DO THIS »
Retype, word for word, the lines between the ones holding "Emit a Python" and "5.8, 5.1, 3.0]", inclusive; pictures stay out of the copy.

RECORDS FOR THIS TASK »
= = = =
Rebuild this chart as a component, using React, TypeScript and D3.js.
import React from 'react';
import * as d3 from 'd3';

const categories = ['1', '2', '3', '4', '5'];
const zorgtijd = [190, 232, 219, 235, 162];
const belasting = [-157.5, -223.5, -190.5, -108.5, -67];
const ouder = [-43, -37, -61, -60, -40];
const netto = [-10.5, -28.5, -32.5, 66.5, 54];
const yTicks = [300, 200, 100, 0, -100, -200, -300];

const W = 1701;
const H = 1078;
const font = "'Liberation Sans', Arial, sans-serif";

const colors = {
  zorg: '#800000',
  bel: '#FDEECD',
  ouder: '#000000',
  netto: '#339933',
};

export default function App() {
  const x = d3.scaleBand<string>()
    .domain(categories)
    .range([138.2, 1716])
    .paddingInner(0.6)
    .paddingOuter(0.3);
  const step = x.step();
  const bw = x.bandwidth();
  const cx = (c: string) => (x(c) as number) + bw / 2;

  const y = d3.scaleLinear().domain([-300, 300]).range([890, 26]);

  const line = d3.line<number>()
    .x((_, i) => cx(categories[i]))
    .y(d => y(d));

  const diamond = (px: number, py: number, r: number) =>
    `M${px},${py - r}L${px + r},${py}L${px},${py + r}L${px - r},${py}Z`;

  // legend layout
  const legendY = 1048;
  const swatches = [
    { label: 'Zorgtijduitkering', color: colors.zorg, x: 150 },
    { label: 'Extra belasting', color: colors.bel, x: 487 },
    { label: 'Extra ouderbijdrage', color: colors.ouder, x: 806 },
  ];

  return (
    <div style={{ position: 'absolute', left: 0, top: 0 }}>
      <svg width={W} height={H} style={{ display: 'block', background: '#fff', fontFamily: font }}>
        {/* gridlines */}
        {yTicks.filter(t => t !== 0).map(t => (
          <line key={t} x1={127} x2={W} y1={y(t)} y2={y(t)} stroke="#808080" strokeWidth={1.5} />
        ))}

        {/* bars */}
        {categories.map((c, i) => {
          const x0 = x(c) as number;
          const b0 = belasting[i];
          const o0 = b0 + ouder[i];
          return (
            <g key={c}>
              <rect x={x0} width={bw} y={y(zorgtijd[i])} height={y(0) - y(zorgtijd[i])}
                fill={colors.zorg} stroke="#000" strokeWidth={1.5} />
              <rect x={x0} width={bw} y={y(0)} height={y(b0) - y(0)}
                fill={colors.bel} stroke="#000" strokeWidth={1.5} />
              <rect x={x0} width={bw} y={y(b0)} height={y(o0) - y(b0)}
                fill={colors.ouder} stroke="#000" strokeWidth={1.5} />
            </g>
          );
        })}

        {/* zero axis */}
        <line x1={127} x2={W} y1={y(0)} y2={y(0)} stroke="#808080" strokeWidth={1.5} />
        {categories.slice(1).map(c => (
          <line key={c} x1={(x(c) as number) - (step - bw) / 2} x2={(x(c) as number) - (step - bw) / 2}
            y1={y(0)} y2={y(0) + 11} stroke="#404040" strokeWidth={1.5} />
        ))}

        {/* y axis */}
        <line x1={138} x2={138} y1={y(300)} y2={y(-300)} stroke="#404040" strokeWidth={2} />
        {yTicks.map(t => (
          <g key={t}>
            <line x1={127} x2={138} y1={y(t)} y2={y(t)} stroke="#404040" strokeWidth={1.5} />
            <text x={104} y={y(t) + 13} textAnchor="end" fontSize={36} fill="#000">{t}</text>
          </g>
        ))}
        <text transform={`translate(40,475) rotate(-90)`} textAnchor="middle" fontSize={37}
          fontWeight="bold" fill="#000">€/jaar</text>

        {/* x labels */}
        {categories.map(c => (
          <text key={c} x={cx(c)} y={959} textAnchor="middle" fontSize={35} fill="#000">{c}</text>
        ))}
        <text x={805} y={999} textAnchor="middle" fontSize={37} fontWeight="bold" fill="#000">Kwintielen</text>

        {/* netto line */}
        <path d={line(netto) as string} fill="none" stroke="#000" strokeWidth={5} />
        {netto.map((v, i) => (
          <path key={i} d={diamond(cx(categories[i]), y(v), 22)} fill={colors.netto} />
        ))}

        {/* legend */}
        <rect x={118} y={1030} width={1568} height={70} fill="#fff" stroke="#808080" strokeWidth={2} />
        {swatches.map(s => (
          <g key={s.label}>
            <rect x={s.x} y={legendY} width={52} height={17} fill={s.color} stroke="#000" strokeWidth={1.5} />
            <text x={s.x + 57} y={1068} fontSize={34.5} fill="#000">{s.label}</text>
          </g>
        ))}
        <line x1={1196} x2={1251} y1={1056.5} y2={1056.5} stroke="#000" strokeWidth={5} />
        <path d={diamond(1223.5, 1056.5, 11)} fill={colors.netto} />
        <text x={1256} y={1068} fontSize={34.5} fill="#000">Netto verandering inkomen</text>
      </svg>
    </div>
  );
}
= = = =
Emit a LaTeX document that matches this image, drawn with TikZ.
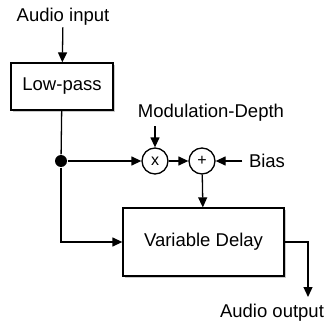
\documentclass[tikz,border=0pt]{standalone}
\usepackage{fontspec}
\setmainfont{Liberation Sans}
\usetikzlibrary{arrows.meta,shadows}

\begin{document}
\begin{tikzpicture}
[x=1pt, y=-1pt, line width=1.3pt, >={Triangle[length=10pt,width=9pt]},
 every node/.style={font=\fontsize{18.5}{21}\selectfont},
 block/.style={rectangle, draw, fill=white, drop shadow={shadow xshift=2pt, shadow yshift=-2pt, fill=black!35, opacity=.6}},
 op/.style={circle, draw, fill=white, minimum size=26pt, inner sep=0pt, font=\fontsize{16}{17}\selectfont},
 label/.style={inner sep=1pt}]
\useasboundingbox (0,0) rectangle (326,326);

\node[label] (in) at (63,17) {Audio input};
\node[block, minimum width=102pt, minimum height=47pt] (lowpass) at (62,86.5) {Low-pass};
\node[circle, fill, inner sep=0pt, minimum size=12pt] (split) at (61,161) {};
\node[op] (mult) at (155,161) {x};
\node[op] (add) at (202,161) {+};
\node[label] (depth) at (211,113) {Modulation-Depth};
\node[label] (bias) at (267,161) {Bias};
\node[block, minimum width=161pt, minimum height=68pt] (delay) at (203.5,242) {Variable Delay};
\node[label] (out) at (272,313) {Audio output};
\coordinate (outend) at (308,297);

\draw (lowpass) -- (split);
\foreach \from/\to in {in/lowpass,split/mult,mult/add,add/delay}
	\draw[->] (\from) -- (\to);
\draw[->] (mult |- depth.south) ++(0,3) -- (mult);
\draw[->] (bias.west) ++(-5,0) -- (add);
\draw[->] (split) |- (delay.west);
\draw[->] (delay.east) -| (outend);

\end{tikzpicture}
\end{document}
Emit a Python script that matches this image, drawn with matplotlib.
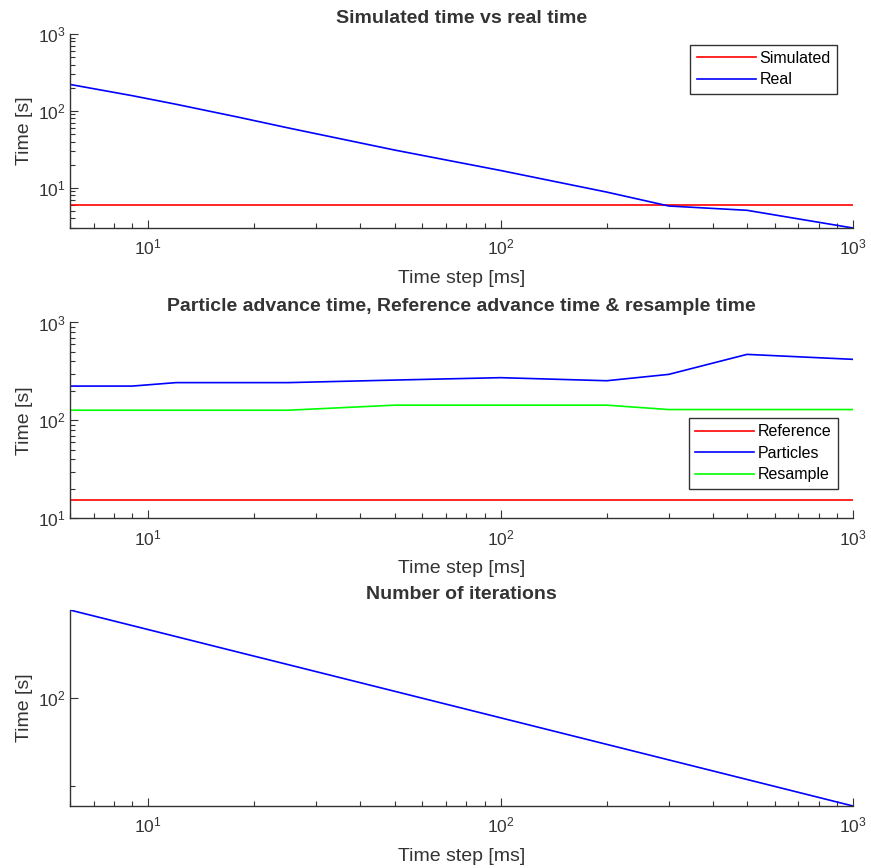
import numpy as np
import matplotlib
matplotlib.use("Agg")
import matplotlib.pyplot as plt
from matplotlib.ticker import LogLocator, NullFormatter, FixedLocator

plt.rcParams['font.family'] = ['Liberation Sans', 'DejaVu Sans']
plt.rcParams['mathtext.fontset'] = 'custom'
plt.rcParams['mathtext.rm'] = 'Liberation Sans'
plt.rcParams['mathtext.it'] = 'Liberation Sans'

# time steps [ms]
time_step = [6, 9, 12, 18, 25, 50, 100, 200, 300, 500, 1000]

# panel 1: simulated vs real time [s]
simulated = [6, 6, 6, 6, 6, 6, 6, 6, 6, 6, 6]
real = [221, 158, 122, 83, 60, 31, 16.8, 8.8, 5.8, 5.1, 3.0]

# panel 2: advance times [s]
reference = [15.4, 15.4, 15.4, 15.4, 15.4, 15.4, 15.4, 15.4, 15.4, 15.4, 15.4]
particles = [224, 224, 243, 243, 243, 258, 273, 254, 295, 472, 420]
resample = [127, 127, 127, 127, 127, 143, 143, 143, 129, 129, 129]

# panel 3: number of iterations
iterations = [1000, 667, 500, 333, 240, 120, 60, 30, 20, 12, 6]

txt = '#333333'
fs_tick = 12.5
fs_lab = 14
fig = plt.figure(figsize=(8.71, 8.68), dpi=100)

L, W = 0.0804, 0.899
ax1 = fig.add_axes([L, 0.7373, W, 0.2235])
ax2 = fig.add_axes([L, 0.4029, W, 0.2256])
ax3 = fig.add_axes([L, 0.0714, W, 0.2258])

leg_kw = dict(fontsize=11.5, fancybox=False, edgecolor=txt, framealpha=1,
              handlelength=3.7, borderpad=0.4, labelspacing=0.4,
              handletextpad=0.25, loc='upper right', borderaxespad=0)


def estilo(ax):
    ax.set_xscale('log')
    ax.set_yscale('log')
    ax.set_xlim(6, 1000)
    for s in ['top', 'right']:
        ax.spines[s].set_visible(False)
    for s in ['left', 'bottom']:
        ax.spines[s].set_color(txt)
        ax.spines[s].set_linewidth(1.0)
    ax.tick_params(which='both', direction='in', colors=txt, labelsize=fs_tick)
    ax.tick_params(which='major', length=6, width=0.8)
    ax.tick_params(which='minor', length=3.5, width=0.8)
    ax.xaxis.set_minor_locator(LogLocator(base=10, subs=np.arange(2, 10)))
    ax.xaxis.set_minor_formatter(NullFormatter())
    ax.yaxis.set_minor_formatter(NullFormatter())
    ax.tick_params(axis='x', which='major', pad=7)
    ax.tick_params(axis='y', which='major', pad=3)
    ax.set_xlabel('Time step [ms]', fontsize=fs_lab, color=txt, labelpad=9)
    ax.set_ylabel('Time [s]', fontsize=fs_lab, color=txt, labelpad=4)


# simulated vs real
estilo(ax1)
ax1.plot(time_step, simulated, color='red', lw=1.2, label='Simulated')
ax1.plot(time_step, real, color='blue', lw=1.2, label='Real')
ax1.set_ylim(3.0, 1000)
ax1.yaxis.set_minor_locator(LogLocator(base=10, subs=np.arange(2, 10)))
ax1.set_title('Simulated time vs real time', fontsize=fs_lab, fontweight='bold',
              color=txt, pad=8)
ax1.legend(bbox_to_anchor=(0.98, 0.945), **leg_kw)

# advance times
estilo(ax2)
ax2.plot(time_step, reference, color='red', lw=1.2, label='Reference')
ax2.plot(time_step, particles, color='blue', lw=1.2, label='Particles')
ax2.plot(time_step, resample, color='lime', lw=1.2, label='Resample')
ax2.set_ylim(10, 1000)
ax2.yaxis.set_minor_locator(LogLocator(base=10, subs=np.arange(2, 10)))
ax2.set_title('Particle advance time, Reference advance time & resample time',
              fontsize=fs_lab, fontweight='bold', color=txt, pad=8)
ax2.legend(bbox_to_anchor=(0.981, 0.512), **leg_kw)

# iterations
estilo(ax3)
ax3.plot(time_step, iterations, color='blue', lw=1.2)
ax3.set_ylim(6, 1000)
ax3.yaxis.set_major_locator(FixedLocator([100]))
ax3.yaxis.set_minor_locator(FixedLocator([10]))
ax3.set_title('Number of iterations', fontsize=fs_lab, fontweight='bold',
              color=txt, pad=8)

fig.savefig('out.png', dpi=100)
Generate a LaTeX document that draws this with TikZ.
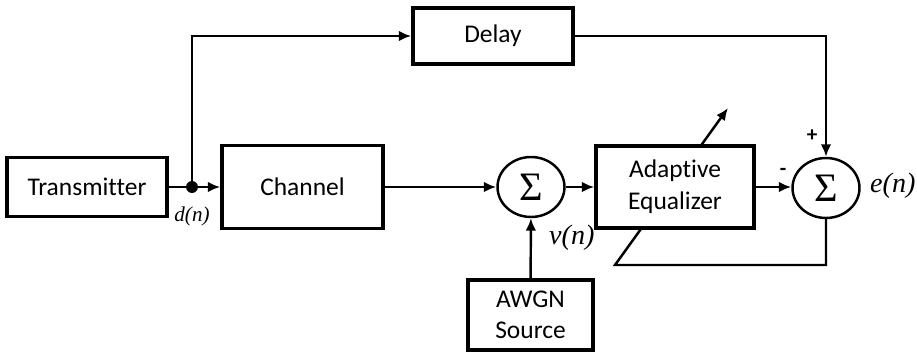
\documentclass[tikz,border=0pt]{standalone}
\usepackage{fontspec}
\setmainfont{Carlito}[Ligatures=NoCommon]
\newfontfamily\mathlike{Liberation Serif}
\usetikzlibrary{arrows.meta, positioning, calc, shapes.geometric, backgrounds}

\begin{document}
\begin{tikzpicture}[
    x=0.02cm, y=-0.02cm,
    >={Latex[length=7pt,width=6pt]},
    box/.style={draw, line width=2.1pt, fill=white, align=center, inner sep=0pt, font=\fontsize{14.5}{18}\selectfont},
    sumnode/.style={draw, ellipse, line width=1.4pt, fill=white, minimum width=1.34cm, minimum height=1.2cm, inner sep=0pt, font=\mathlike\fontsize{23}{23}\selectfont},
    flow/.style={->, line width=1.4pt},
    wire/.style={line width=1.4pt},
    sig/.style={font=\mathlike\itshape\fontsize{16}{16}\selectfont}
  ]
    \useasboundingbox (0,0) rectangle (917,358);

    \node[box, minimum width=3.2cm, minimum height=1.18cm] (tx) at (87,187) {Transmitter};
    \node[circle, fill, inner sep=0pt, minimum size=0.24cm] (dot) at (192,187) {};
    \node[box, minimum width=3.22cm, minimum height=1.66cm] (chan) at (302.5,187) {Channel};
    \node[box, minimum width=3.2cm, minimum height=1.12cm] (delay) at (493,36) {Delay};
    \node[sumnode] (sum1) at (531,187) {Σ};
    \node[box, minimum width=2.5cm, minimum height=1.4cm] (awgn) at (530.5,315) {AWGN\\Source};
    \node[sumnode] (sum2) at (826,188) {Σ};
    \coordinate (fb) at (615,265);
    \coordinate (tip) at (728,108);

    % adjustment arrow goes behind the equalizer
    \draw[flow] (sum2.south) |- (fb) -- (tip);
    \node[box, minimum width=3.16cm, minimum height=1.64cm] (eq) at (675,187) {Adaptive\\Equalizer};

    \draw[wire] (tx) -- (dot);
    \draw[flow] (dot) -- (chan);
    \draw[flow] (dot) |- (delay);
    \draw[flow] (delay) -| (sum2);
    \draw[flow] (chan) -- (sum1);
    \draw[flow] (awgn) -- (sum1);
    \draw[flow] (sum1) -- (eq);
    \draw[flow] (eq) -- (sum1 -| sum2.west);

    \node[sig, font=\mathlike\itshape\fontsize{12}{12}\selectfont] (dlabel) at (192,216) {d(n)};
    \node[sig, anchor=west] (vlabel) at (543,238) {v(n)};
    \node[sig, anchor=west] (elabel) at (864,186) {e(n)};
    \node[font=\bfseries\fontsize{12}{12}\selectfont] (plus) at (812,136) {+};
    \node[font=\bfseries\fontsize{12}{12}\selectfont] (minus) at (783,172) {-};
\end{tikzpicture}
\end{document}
= = = =
SOLUTION TO THIS TASK »
Emit a Python script that matches this image, drawn with matplotlib.
import numpy as np
import matplotlib
matplotlib.use("Agg")
import matplotlib.pyplot as plt
from matplotlib.ticker import LogLocator, NullFormatter, FixedLocator

plt.rcParams['font.family'] = ['Liberation Sans', 'DejaVu Sans']
plt.rcParams['mathtext.fontset'] = 'custom'
plt.rcParams['mathtext.rm'] = 'Liberation Sans'
plt.rcParams['mathtext.it'] = 'Liberation Sans'

# time steps [ms]
time_step = [6, 9, 12, 18, 25, 50, 100, 200, 300, 500, 1000]

# panel 1: simulated vs real time [s]
simulated = [6, 6, 6, 6, 6, 6, 6, 6, 6, 6, 6]
real = [221, 158, 122, 83, 60, 31, 16.8, 8.8, 5.8, 5.1, 3.0]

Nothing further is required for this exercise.